Nous n’avons pas eu à tirer les leçons de cette expérience la première fois. Lorsque je travaillais dans le service commercial chez Palantir, nous avons commis de nombreuses erreurs.

Quel est un exemple ?

Il y en a tellement. Il y a cette idée de se concentrer entièrement sur son produit – et comme dans le Champ des rêves, vous le construisez et les gens viendront. Vous vous adressez donc directement à l’utilisateur final, à la personne sur le terrain, et vous ne vous souciez pas trop des autorités et des responsables des crédits au Congrès, de la direction des agences ou de la bureaucratie de niveau intermédiaire. Chez Palantir, nous avons compris qu’il fallait travailler avec chacun de ces publics. Il nous a fallu bien plus de temps que prévu pour embaucher des lobbyistes. Chez Anduril, nous avons fait cela dès la première semaine.

Il existe aussi cette idée fausse et hilarante selon laquelle il faut sous-traiter avec les grands noms – Booz Allen Hamilton, Deloitte et tous ces types – parce qu’ils vont d’une manière ou d’une autre vous intégrer dans leurs contrats. Cela ne fonctionne pas. Il y a aussi l’idée qu’il faut mettre en place un comité consultatif où un groupe de généraux et de fonctionnaires à la retraite vous guident tout au long du processus. En réalité, ils ne l’ont pas fait non plus.

À ses débuts, la technologie de défense était un frein pour de nombreux ingénieurs. La stigmatisation est-elle toujours présente ?

L’époque des startups à l’argent facile est révolue et les réalités géopolitiques ont pris le dessus. Les gens regardent ce qui se passe en Ukraine ou en Israël, ou la menace potentielle contre Taiwan, et ils se disent : « J’adorerais passer du temps à travailler sur des choses qui vont faire bouger les choses pour l’humanité. » Cela ne ressemble pas toujours à de la défense, mais cela implique des problèmes technologiques plus complexes. Et on commence à voir des investisseurs se sentir plus à l’aise avec la prise de risques qui auraient pu être inadmissibles en 2017.

Vous subissez toujours des réactions négatives de la part de la gauche.

Ce n’est pas la gauche, c’est une très petite minorité de personnes en marge. Il est beaucoup plus difficile en 2024 d’avoir une opposition raisonnée et réfléchie aux technologies de défense qu’en 2017, et cela nous a permis de communiquer plus facilement notre mission et de recruter et de retenir des ingénieurs.

Anduril vient de lever 1,5 milliard de dollars pour aider à construire ce qu’elle appelle une usine « hyperscale » de 5 millions de pieds carrés pour fabriquer des milliers d’armes autonomes à relativement faible coût. Est-ce nécessaire ?

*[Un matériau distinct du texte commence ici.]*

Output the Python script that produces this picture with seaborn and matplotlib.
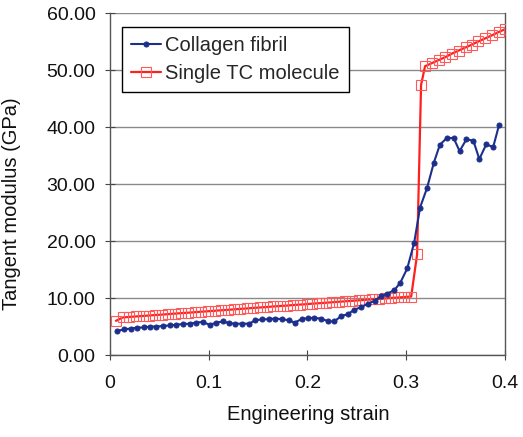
import matplotlib
matplotlib.use("Agg")
import matplotlib.pyplot as plt
import seaborn as sns
import pandas as pd
from matplotlib.ticker import FormatStrFormatter

# ---- data ----
fibril_strain = [0.007, 0.014, 0.021, 0.027, 0.034, 0.041, 0.047, 0.054, 0.061, 0.067,
                 0.074, 0.081, 0.087, 0.094, 0.101, 0.107, 0.114, 0.121, 0.127, 0.134,
                 0.141, 0.147, 0.154, 0.161, 0.167, 0.174, 0.181, 0.187, 0.194, 0.201,
                 0.207, 0.214, 0.221, 0.227, 0.234, 0.241, 0.247, 0.254, 0.261, 0.268,
                 0.274, 0.281, 0.288, 0.294, 0.301, 0.308, 0.314, 0.321, 0.328, 0.334,
                 0.341, 0.348, 0.354, 0.361, 0.368, 0.374, 0.381, 0.388, 0.394]
fibril_modulus = [4.2, 4.5, 4.65, 4.8, 4.85, 5.0, 5.0, 5.1, 5.2, 5.3,
                  5.45, 5.5, 5.7, 5.8, 5.3, 5.65, 5.9, 5.6, 5.5, 5.5,
                  5.5, 6.1, 6.25, 6.3, 6.4, 6.3, 6.1, 5.7, 6.3, 6.5,
                  6.5, 6.4, 5.9, 5.9, 6.8, 7.2, 7.9, 8.4, 9.0, 9.5,
                  10.3, 10.8, 11.4, 12.7, 15.2, 19.7, 25.9, 29.3, 33.8, 36.9,
                  38.1, 38.1, 35.8, 37.9, 37.6, 34.4, 37.0, 36.5, 40.4]

tc_strain = [0.006, 0.013, 0.019, 0.026, 0.033, 0.039, 0.046, 0.053, 0.059, 0.066,
             0.072, 0.079, 0.086, 0.092, 0.099, 0.106, 0.112, 0.119, 0.126, 0.132,
             0.139, 0.145, 0.152, 0.159, 0.165, 0.172, 0.179, 0.185, 0.192, 0.199,
             0.205, 0.212, 0.219, 0.225, 0.232, 0.238, 0.245, 0.252, 0.258, 0.265,
             0.272, 0.278, 0.285, 0.292, 0.298, 0.305, 0.311, 0.315, 0.319, 0.326,
             0.333, 0.3395, 0.346, 0.353, 0.360, 0.3665, 0.373, 0.380, 0.387, 0.3935,
             0.400]
tc_modulus = [6.0, 6.6, 6.68, 6.77, 6.85, 6.93, 7.02, 7.10, 7.18, 7.27,
              7.35, 7.43, 7.52, 7.60, 7.68, 7.77, 7.85, 7.93, 8.02, 8.10,
              8.18, 8.27, 8.35, 8.43, 8.52, 8.60, 8.68, 8.77, 8.85, 8.93,
              9.02, 9.10, 9.18, 9.27, 9.35, 9.43, 9.52, 9.60, 9.68, 9.77,
              9.85, 9.93, 10.02, 10.10, 10.18, 10.27, 17.7, 47.4, 50.7, 51.25,
              51.8, 52.3, 52.9, 53.45, 54.0, 54.5, 55.05, 55.6, 56.15, 56.7,
              57.2]

x_ticks = [0, 0.1, 0.2, 0.3, 0.4]
x_tick_labels = ["0", "0.1", "0.2", "0.3", "0.4"]
y_ticks = [0, 10, 20, 30, 40, 50, 60]

fibril_df = pd.DataFrame({"strain": fibril_strain, "modulus": fibril_modulus})
tc_df = pd.DataFrame({"strain": tc_strain, "modulus": tc_modulus})

sns.set_style("white")
plt.rcParams["font.family"] = ["Liberation Sans", "DejaVu Sans"]

BLUE = "#1c2f8c"
RED = "#ff1f1f"

fig = plt.figure(figsize=(5.23, 4.37), dpi=100)
ax = fig.add_axes([0.2103, 0.1876, 0.7553, 0.782])

sns.lineplot(data=tc_df, x="strain", y="modulus", ax=ax, sort=False, estimator=None,
             color=RED, linewidth=1.6, marker="s", markersize=7.2,
             markerfacecolor="none", markeredgecolor="#ff5a5a", markeredgewidth=0.8,
             label="Single TC molecule", zorder=3)
sns.lineplot(data=fibril_df, x="strain", y="modulus", ax=ax, sort=False, estimator=None,
             color=BLUE, linewidth=1.5, marker="o", markersize=3.6,
             markerfacecolor=BLUE, markeredgecolor=BLUE,
             label="Collagen fibril", zorder=4)

ax.set_xlim(0, 0.4)
ax.set_ylim(0, 60)
ax.set_xticks(x_ticks)
ax.set_xticklabels(x_tick_labels)
ax.set_yticks(y_ticks)
ax.yaxis.set_major_formatter(FormatStrFormatter("%.2f"))

ax.yaxis.grid(True, color="#8a8a8a", linewidth=1.0)
ax.xaxis.grid(False)
ax.set_axisbelow(True)

for side in ["left", "bottom", "right"]:
    ax.spines[side].set_visible(True)
    ax.spines[side].set_color("#555555")
    ax.spines[side].set_linewidth(1.0)
ax.spines["top"].set_visible(False)

ax.tick_params(axis="both", which="major", bottom=True, left=True, direction="inout",
               length=7, width=0.8, color="#444444", labelsize=14, labelcolor="#111111")
ax.tick_params(axis="x", pad=11)
ax.tick_params(axis="y", pad=7)

ax.set_xlabel("Engineering strain", fontsize=14.5, color="#111111")
ax.set_ylabel("Tangent modulus (GPa)", fontsize=14.5, color="#111111")
ax.xaxis.set_label_coords(0.5025, -0.147)
ax.yaxis.set_label_coords(-0.225, 0.443)

handles, labels = ax.get_legend_handles_labels()
order = [labels.index("Collagen fibril"), labels.index("Single TC molecule")]
leg = ax.legend([handles[i] for i in order], [labels[i] for i in order],
                loc="upper left", bbox_to_anchor=(0.03, 0.961), borderaxespad=0,
                frameon=True, fancybox=False, framealpha=1, edgecolor="black",
                fontsize=14.5, handlelength=1.5, handletextpad=0.2,
                labelspacing=0.45, borderpad=0.45, numpoints=1)
leg.get_frame().set_linewidth(1.0)

fig.savefig("out.png", dpi=100)
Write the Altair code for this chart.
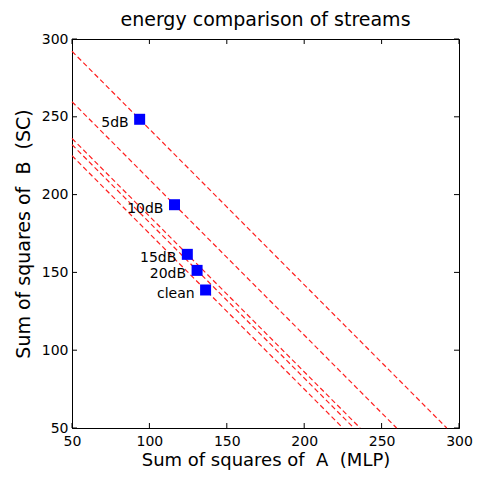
import altair as alt
import pandas as pd

# ---- data ----
labels = ["5dB", "10dB", "15dB", "20dB", "clean"]
mlp = [93.7, 116.2, 124.5, 130.8, 136.3]     # Sum of squares of A (MLP)
sc = [248.4, 193.5, 161.6, 151.3, 138.7]     # Sum of squares of B (SC)
tick_values = [50, 100, 150, 200, 250, 300]
chart_title = "energy comparison of streams"
x_title = "Sum of squares of\u00a0 A\u00a0 (MLP)"
y_title = "Sum of squares of\u00a0 B\u00a0 (SC)"

W = 387
H = 389
FONT = "DejaVu Sans"
TICK = 5

pts = pd.DataFrame({"label": labels, "A": mlp, "B": sc})

# equal-energy lines (A + B = const) through every point, across the axes range
rows = []
lo = tick_values[0]
for l, a, b in zip(labels, mlp, sc):
    s = a + b
    rows.append({"label": l, "A": lo, "B": s - lo, "o": 0})
    rows.append({"label": l, "A": s - lo, "B": lo, "o": 1})
lines_df = pd.DataFrame(rows)
ticks_df = pd.DataFrame({"t": tick_values})

xs = alt.Scale(domain=[50, 300], nice=False, zero=False)
ys = alt.Scale(domain=[50, 300], nice=False, zero=False)

xaxis = alt.Axis(values=tick_values, ticks=False, grid=False, title=x_title,
                 labelFont=FONT, labelFontSize=14, labelColor="black", labelPadding=6,
                 labelFlush=False, labelOverlap=False,
                 titleFont=FONT, titleFontSize=18, titleFontWeight="normal",
                 titleColor="black", titlePadding=3, domainColor="black")
yaxis = alt.Axis(values=tick_values, ticks=False, grid=False, title=y_title,
                 labelFont=FONT, labelFontSize=14, labelColor="black", labelPadding=4,
                 labelOverlap=False,
                 titleFont=FONT, titleFontSize=19, titleFontWeight="normal",
                 titleColor="black", titlePadding=8, domainColor="black")

X = lambda f: alt.X(f, scale=xs, axis=xaxis)
Y = lambda f: alt.Y(f, scale=ys, axis=yaxis)

base_lines = alt.Chart(lines_df).mark_line(
    color="#ff2020", strokeDash=[5, 3], strokeWidth=1.2
).encode(
    x=X("A:Q"),
    y=Y("B:Q"),
    detail="label:N",
    order="o:Q",
)

points = alt.Chart(pts).mark_square(size=121, color="#0000ff", opacity=1, filled=True).encode(
    x=X("A:Q"), y=Y("B:Q"),
)

text = alt.Chart(pts).mark_text(
    align="right", baseline="middle", dx=-11, dy=4, font=FONT, fontSize=14, color="black"
).encode(
    x=X("A:Q"), y=Y("B:Q"), text="label:N",
)

# inward ticks on all four sides
xt_bottom = alt.Chart(ticks_df).mark_rule(color="black", strokeWidth=1).encode(
    x=X("t:Q"), y=alt.value(H), y2=alt.value(H - TICK))
xt_top = alt.Chart(ticks_df).mark_rule(color="black", strokeWidth=1).encode(
    x=X("t:Q"), y=alt.value(0), y2=alt.value(TICK))
yt_left = alt.Chart(ticks_df).mark_rule(color="black", strokeWidth=1).encode(
    y=Y("t:Q"), x=alt.value(0), x2=alt.value(TICK))
yt_right = alt.Chart(ticks_df).mark_rule(color="black", strokeWidth=1).encode(
    y=Y("t:Q"), x=alt.value(W), x2=alt.value(W - TICK))

chart = alt.layer(
    base_lines, xt_bottom, xt_top, yt_left, yt_right, points, text
).properties(
    width=W, height=H,
    title=alt.TitleParams(chart_title, font=FONT, fontSize=19, fontWeight="normal",
                          color="black", anchor="middle", offset=2),
    autosize=alt.AutoSizeParams(type="none"),
    padding={"left": 64, "top": 31, "right": 14, "bottom": 43},
).configure_view(stroke="black", strokeWidth=1)

chart.save("out.html", embed_options={"renderer": "svg", "actions": False})
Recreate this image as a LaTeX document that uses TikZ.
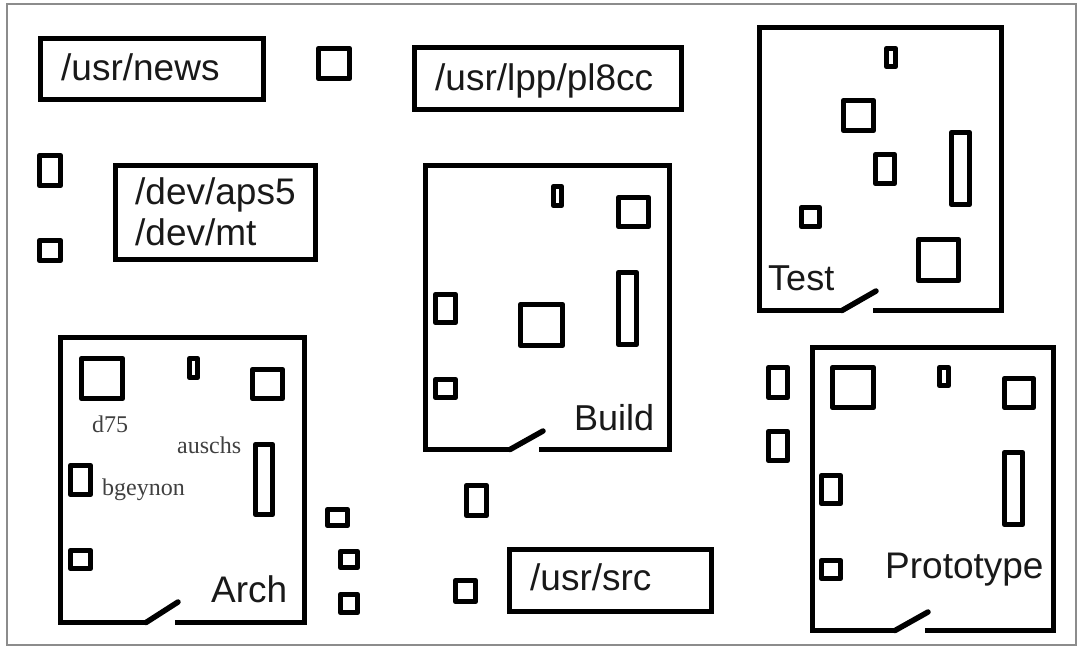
\documentclass[tikz,border=0pt]{standalone}
\usepackage{fontspec}
\setmainfont{Liberation Sans}
\newfontfamily\labserif{Liberation Serif}
\begin{document}
\begin{tikzpicture}[x=1pt,y=-1pt,
  wall/.style={line width=5.5pt, line join=miter, line cap=butt},
  door/.style={line width=5.5pt, line cap=round},
  lbox/.style={line width=5.5pt, line join=miter},
  furn/.style={line width=5.5pt, line join=round},
  big/.style={inner sep=0pt, anchor=base west, font=\fontsize{37}{44}\selectfont, text=black!90},
  small/.style={inner sep=0pt, anchor=base west, font=\labserif\fontsize{24}{28}\selectfont, text=black!75},
  frame/.style={draw=black!45, line width=1.3pt}]
\useasboundingbox (0,0) rectangle (1079,654);
\fill[white] (0,0) rectangle (1079,654);
\draw[frame] (7,4) rectangle (1076,645);
\newcommand\fb[4]{\draw[furn] ({#1+2.5},{#2+2.5}) rectangle ({#3-2.5},{#4-2.5});}
\newcommand\lb[4]{\draw[lbox] ({#1+2.5},{#2+2.5}) rectangle ({#3-2.5},{#4-2.5});}
% labelled boxes
\lb{38}{36}{266}{102}
\node[big] (news) at (61,80) {/usr/news};
\lb{412}{45}{684}{112}
\node[big] (lpp) at (435,90) {/usr/lpp/pl8cc};
\lb{113}{163}{318}{262}
\node[big] (aps) at (135,204) {/dev/aps5};
\node[big] (mt) at (135,245) {/dev/mt};
\lb{507}{547}{714}{614}
\node[big] (src) at (530,590) {/usr/src};
% loose items
\fb{316}{46}{352}{81}
\fb{37}{153}{63}{188}
\fb{37}{238}{63}{263}
\fb{325}{507}{350}{528}
\fb{338}{549}{360}{570}
\fb{338}{592}{360}{615}
\fb{464}{483}{489}{518}
\fb{453}{578}{478}{604}
\fb{766}{365}{790}{400}
\fb{766}{429}{790}{463}
% Test room
\draw[wall] (873,310.5) -- (1001.5,310.5) -- (1001.5,27.5) -- (759.5,27.5) -- (759.5,310.5) -- (842,310.5);
\draw[door] (842,310.5) -- (876,291);
\node[big, font=\fontsize{36}{42}\selectfont] (test) at (768,290) {Test};
\fb{884}{46}{898}{69}
\fb{841}{98}{876}{133}
\fb{873}{152}{897}{186}
\fb{949}{130}{972}{207}
\fb{799}{205}{822}{229}
\fb{916}{237}{961}{283}
% Build room
\draw[wall] (539,449.5) -- (669.5,449.5) -- (669.5,165.5) -- (425.5,165.5) -- (425.5,449.5) -- (510,449.5);
\draw[door] (510,449.5) -- (543,431);
\node[big, font=\fontsize{36}{42}\selectfont] (build) at (574,430) {Build};
\fb{551}{184}{564}{208}
\fb{616}{195}{651}{229}
\fb{616}{270}{639}{347}
\fb{433}{292}{458}{325}
\fb{518}{302}{565}{348}
\fb{433}{377}{458}{400}
% Arch room
\draw[wall] (175,622.5) -- (304.5,622.5) -- (304.5,337.5) -- (60.5,337.5) -- (60.5,622.5) -- (146,622.5);
\draw[door] (146,622.5) -- (178,602);
\node[big] (arch) at (211,602) {Arch};
\fb{79}{356}{125}{401}
\fb{187}{356}{200}{380}
\fb{250}{367}{285}{401}
\fb{253}{442}{275}{517}
\fb{68}{463}{93}{497}
\fb{68}{548}{93}{571}
\node[small] (d75) at (92,432) {d75};
\node[small] (auschs) at (177,453) {auschs};
\node[small] (bgeynon) at (102,495) {bgeynon};
% Prototype room
\draw[wall] (925,630.5) -- (1053.5,630.5) -- (1053.5,347.5) -- (812.5,347.5) -- (812.5,630.5) -- (895,630.5);
\draw[door] (895,630.5) -- (928,612);
\node[big] (proto) at (885,578) {Prototype};
\fb{830}{365}{876}{410}
\fb{937}{365}{951}{388}
\fb{1002}{376}{1036}{410}
\fb{1002}{450}{1025}{527}
\fb{819}{473}{843}{506}
\fb{819}{558}{843}{581}
\end{tikzpicture}
\end{document}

Au cours des dernières phases de la guerre froide et après, les États-Unis ont adopté une posture de force avec des systèmes sophistiqués et très coûteux en petites quantités. Des choses comme des avions de combat de cinquième génération, des porte-avions et des missiles qui coûtent des millions de dollars à chaque fois qu’ils sont tirés. Cela fonctionnait lorsque nous avions une avance dominante et que nous dissuadions les conflits à grande échelle. Ce n’est plus le cas aujourd’hui. En Ukraine, nous épuisons des stocks entiers de systèmes d’armes beaucoup plus vite que nous ne pouvons les réapprovisionner. Nous avons besoin d’une chaîne d’approvisionnement qui nous permette d’accélérer la fabrication de systèmes de base à faible coût, de sorte que si nous nous retrouvons un jour dans un conflit à grande échelle, nous puissions déployer rapidement des armes sur la ligne de front sans épuiser nos stocks.